A music fan’s attempt
to reconcile the different facets of Kanye West
Almost a year ago, on November 22, 2010, Kanye
West released My Beautiful Dark Twisted Fantasy to near universal
acclaim. The album’s loud, brash
numbers full of articulately fashioned put-downs, bombastic identity crises,
and expansive glorifications of a recklessly hedonistic lifestyle debuted matter-of-factly
at number one on the charts, solidifying Kanye’s presence as a top act in the current
popular music horizon. The album has been cited as being innovative as much for
its musically idiosyncratic song structures and opulent production methods as
for its lyrical content, exploring certain aspects of life few artists have
been exposed to and/or expressed quite as effectively. His reputation precedes him in almost
everything he does – coverage is doled out as much, if not more, to his
eccentric lifestyle, his scatterbrained ramblings on Twitter, and his absurd,
tactless onstage/onscreen outbursts, than to his music. The question I find
myself facing in light of all of the mist swirling around him is how to reconcile
his off-putting antics with his musical output. Can I really like Kanye West
the artist in light of Kanye West the caricature?
In
phrasing the above question, my focus is on the music he creates. Forget about
the sycophantic sideshow that accompanies most if not all successful artists in
our modern celebrity-crazed world.
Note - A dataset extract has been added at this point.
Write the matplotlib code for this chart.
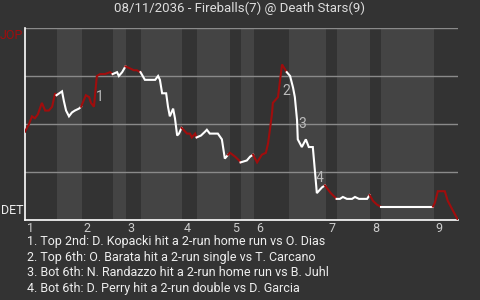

I don’t care how many rows of teeth Kanye
has replaced with studded diamonds, or how unintelligent and thoughtless he
looks when trying to explain his motives for doing so. I care little about his infamous Taylor Swift incident or his uncomfortable appearance on Matt Lauer’s show. When I wonder aloud if I can
ever come to appreciate Kanye, my ponderings are aimed at the tunes he churns
out. Kanye is an artist of that wonderfully direct, personally-charged kind,
writing from a place that – at least to this listener – emerges directly from
the wounded reservoirs of his emotional core. And that should be enough to pull
me in. Right?
I’ve
always been the kind of music fan who fishes around with many different artists,
until something jumps out and completely hooks me. I remember the first time I
heard Bob Dylan’s ‘I Want You,’ how I just simply refused to believe my ears
and had to listen to it again and again; six months later, I was a staunch
Dylan devotee, swearing by his brilliant expressive powers and more than
familiar with all of the significant work he’s produced. When artists speak to
me, and I mean really communicate
with me (to those readers who can’t relate, I am so sorry), I respond by
immersing myself in their entire back catalogue, attempting to gain a
perspective of their general contribution to popular music, and, more
importantly for me, the reason their work effects me so. But with Kanye I have
some trouble.
Let
me attempt to explain what stands in the way of my embracing Kanye with folded arms
that badly want to open. It has less to do with his reported egocentrism and
outlandish arrogance – what do I care about his own spiraling conceptions of
himself? – and more with the sheer debauchery that I find pervading so much of
his music, a debauchery of all imaginable shades. I think this decadence is
conveniently highlighted in his video for the single ‘Monster.’ The
goriness of this video, with its multitude of mutilated, motionless models,
foraging zombies guzzling blood out of a mangled, opened chest of a corpse
– among other such freakishly
unsettling images and hissing creatures – is only matched by its implicit
sexual component, which rages throughout. The monsters and zombies are mostly scantily-clad women, several of whom are placed in a proximity to Kanye that
overtly suggests necrophiliac activities on his part. I don’t think I’m the only
one who finds such images – accompanied by equally edgy, debasing lyrical
content (which I will not quote here for decency’s sake) a little off-putting. Yet……..at
the same time, I find myself just so drawn to his music.
There
is something alluring and even charming about a self-centered artist such as
Kanye attempting to create work that reflects the scope of his outlandish,
lascivious lifestyle. In order to succeed, his work will surely need to be as gory,
vivid, and uncomfortably graphic as his day-to-day routine. The fact that
Kanye’s work is so revolting, in its own warped way, appears to make it more real
– genuine work that stems from the smoking remains of his mangled mind and
heart. And I think that’s why I feel so drawn to him. To me, My Beautiful Dark Twisted Fantasy seems
to be a collection of broken, hounded, raw emotion cowering behind the shaky
façade of a transparently turgid exterior. Kanye’s album is great because it’s
just so real. The barrier I face is that his reality is vastly different from
my own, infinitely more lurid and perverse. But my awareness of his work as a
reflection of his reality allows me to cross that chasm, at least auditorily.
Kanye’s work speaks to me because it feels so gritty and real, so full of
powerful emotion and sweeping pain, like all good art must be. My project now
is to dive into his back catalog and see what else emerges.